IHU On Line - Qual é a sua impressão do sentimento popular em relação à transposição?
Pedro Vianna - Depende do território onde estou. Dentro da zona receptora, é favorável; fora dela é indiferente; na zona doadora: contra; no meio intelectual e científico: contra; no Governo Federal: a favor; e na oposição: contra. O fator que em minha opinião é determinante é o território.
IHU On Line - Uma última questão. Existem outras obras de transposições no Brasil. Onde estão e como funcionam?

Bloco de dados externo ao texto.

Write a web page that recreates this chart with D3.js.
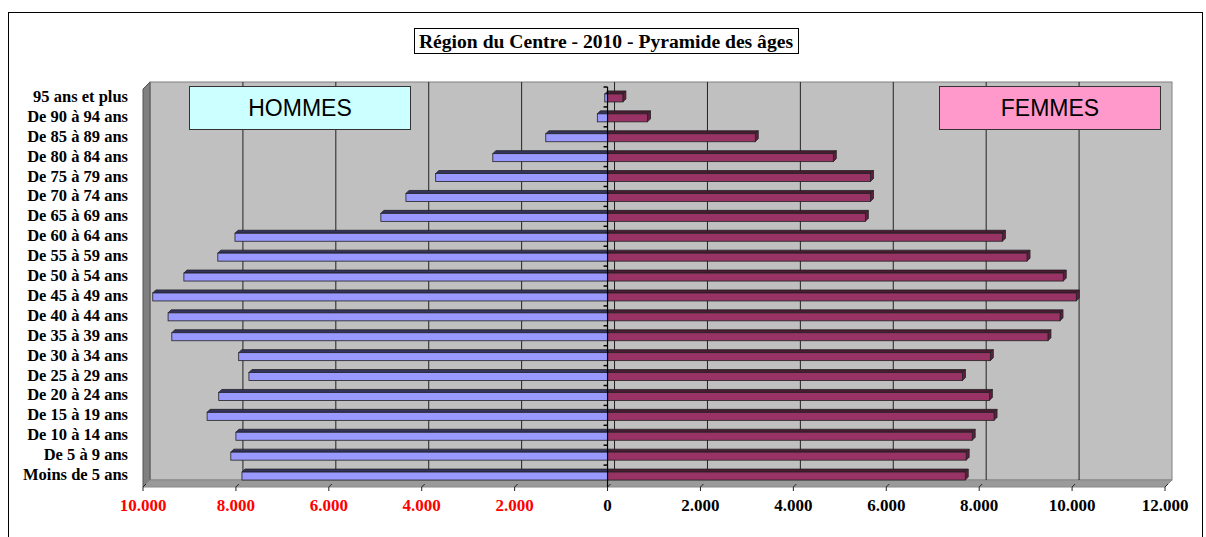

Pedro Vianna - Existem, sim, inúmeras, aqui mesmo no Nordeste. Porém, as mais importantes estão aí no Sul. Em São Paulo, são transladados 31m³/s entre os sistemas Cantareia-Piracibaba. Já no Rio de Janeiro o volume é maior, sendo transpostos entre 119 m³/s e 160 m³/s da bacia do Paraíba do Sul para a bacia do Guandu, e não percebo nenhuma manifestação, de quem quer que seja, contra estas ações que há muito estão em funcionamento. É certo que as megas cidades de São Paulo e Rio de Janeiro, não resistem um só dia sem esta "transfusão". Parece aquela história: façam o que eu digo, mas não façam o que eu faço.